Migración. Foto: ACNUR
Migración. Foto: ACNUR

Rota la ilusión del crecimiento económico, son los muchos peruanos que han buscado salir de su país para mejorar su economía. Solo el año pasado más de cuatrocientos mil peruanos salieron del país para no regresar. Las malas decisiones electorales, la paupérrima preparación de nuestro establishment político, la endémica corrupción y los mediocres gobiernos de Pedro Castillo y Dina Boluarte han sido los detonantes para que miles de personas, especialmente los jóvenes, empiecen a ver al Perú como un país poco atractivo para desarrollar su plan de vida. Somos un país de familias rotas.

Irse no significa, como muchos suponen, algo placentero. El que migra se desmiembra, se desarraiga, empieza a tener un sentimiento de pérdida. La nueva tierra no es suya, tal vez nunca sea suya. La mala suerte existe, muchos han sufrido su aliento triste. Hay quienes han sido víctimas de maltrato, abuso, discriminación, especialmente quienes huyen de manera irregular empujados por las responsabilidades familiares y los sueños anhelados. Pero también se empieza a ganar, aunque de manera inconsciente, una nueva cultura. Algunos encuentran en las nuevas amistades, una especie de nueva familia. Aunque es, muchas veces, la soledad el sentimiento que más predomina.

Soy privilegiado. Mi condición de estudiante internacional me permite regresar al Perú para ver a mi familia. Al ver el aeropuerto Jorge Chávez desde la ventana del avión, los recuerdos de la partida irrumpieron en mi mente. Aquel caos que aparecía ante mis ojos me era conocido: las chabolas de colores apretujadas sobre los cerros, las largas calles de tierra, el inconfundible océano pacífico. Tan lejos y tan distinto al lugar de donde se viene. Al bajar del avión, no hay nada más lindo que escuchar nuestro acento, el español peruano, con pata, causa, yuca, chévere…

Después de eso, viene el contraste, la inevitable comparación entre aquí y allá. El sabor de la comida, el calor de la gente, la chispa y el ingenio peruano, los paisajes disímiles y nuestros pueblos tan desprovistos de infraestructuras y de servicios. Aparecen los amigos y uno piensa que jamás podrá hacer amistades como esas allá. Después, los abrazos con la familia, los padres, los tíos, los hermanos. Se vuelve a sentir el calor de hogar y uno se pregunta si valió la pena todo lo sacrificado, todas las noches lejos de los que uno quiere.

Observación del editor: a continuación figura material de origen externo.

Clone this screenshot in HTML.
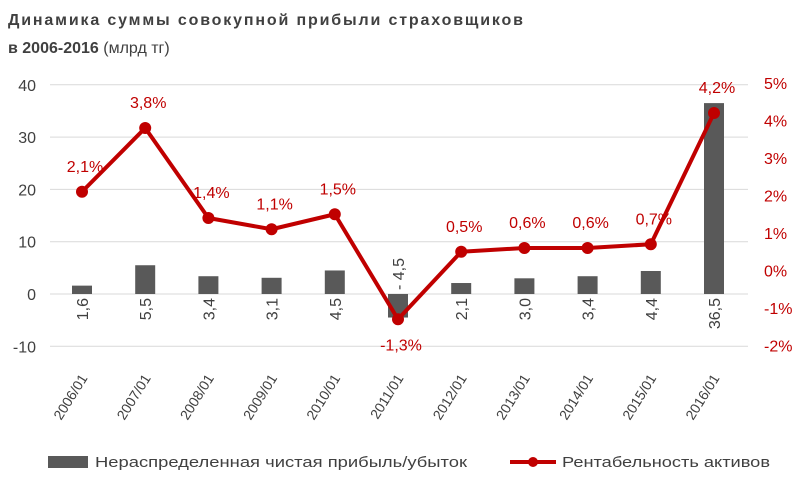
<!DOCTYPE html>
<html><head><meta charset="utf-8"><style>
body{margin:0;background:#fff;}
svg{display:block;font-family:"Liberation Sans","DejaVu Sans",sans-serif;}
</style></head><body>
<svg width="800" height="482" viewBox="0 0 800 482">
<text x="8" y="25" font-size="16" font-weight="bold" fill="#404040" textLength="515" lengthAdjust="spacing">Динамика  суммы  совокупной  прибыли  страховщиков</text>
<text x="8" y="53" font-size="16" fill="#404040"><tspan font-weight="bold">в 2006-2016</tspan> (млрд тг)</text>
<g id="grid"></g><g id="bars"></g><g id="line"></g><g id="labels"></g>
<g>
<rect x="48" y="456" width="40" height="12" fill="#595959"/>
<text x="95" y="467" font-size="15" fill="#404040" textLength="372" lengthAdjust="spacingAndGlyphs">Нераспределенная чистая прибыль/убыток</text>
<line x1="510" y1="462" x2="556" y2="462" stroke="#c00000" stroke-width="4"/>
<circle cx="533" cy="462" r="5" fill="#c00000"/>
<text x="562" y="467" font-size="15" fill="#404040" textLength="208" lengthAdjust="spacingAndGlyphs">Рентабельность активов</text>
</g>
</svg>
<script>
const categories=["2006/01","2007/01","2008/01","2009/01","2010/01","2011/01","2012/01","2013/01","2014/01","2015/01","2016/01"];
const profit=[1.6,5.5,3.4,3.1,4.5,-4.5,2.1,3.0,3.4,4.4,36.5];
const roa=[2.1,3.8,1.4,1.1,1.5,-1.3,0.5,0.6,0.6,0.7,4.2];
const leftTicks=[40,30,20,10,0,-10];
const rightTicks=[5,4,3,2,1,0,-1,-2];
const NS="http://www.w3.org/2000/svg";
const yL=v=>294-v*5.23;
const yR=v=>270.5-v*37.5;
const xC=i=>82+i*63.2;
const fmt=v=>v.toFixed(1).replace('.',',');
function mk(tag,attrs,parent,txt){const e=document.createElementNS(NS,tag);for(const k in attrs)e.setAttribute(k,attrs[k]);if(txt!==undefined)e.textContent=txt;document.getElementById(parent).appendChild(e);return e;}
leftTicks.forEach(t=>{
 const g=mk('line',{x1:50,x2:748,y1:yL(t),y2:yL(t),stroke:'#d9d9d9','stroke-width':1},'grid');
 
 
 const l=mk('text',{x:36,y:yL(t)+6,'font-size':16,fill:'#404040','text-anchor':'end'},'grid',String(t));
 
 
});
rightTicks.forEach(t=>{
 const l=mk('text',{x:764,y:yR(t)+6,'font-size':16,fill:'#c00000'},'grid',t+'%');
 
 
});
profit.forEach((v,i)=>{
 const x=xC(i),y0=yL(0),y1=yL(v);
 const b=mk('rect',{x:x-10,y:Math.min(y0,y1),width:20,height:Math.abs(y1-y0),fill:'#595959'},'bars');
 
 
 const ly=v<0?y0-4:y0+4;
 const t=mk('text',{transform:`translate(${x+6},${ly}) rotate(-90)`,'font-size':16,fill:'#404040','text-anchor':v<0?'start':'end'},'labels',v<0?'- '+fmt(-v):fmt(v));
 
 
 const c=mk('text',{transform:`translate(${x+6},${378}) rotate(-58)`,'font-size':14,fill:'#404040','text-anchor':'end'},'labels',categories[i]);
 
 
});
const pts=roa.map((v,i)=>xC(i)+','+yR(v)).join(' ');
const pl=mk('polyline',{points:pts,fill:'none',stroke:'#c00000','stroke-width':4,'stroke-linejoin':'round'},'line');


roa.forEach((v,i)=>{
 const c=mk('circle',{cx:xC(i),cy:yR(v),r:6,fill:'#c00000'},'line');
 
 
 const ly=v<0?yR(v)+31:yR(v)-20;
 const t=mk('text',{x:xC(i)+3,y:ly,'font-size':16,fill:'#c00000','text-anchor':'middle'},'labels',fmt(v)+'%');
 
 
});
</script>
</body></html>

Tal vez quien se va sea quien se dé mejor cuenta de los defectos y las virtudes de un país como el Perú. La lejanía envuelve al juicio con un manto de objetividad. El Perú es una maravilla, pero sus defectos son enormes. A pesar de ello, el alma está contenta por estos lares. Nuestra diversa y rica cultura le abraza, nuestra gastronomía le alimenta y nuestro ingenio le saca unas cuantas carcajadas, aunque sean protocolares, pues el que no es de aquí ni de allá, el migrante, el ser híbrido, el que está en el medio, sabe que tarde o temprano tendrá que volver a empacar y tendrá que despedirse de todos.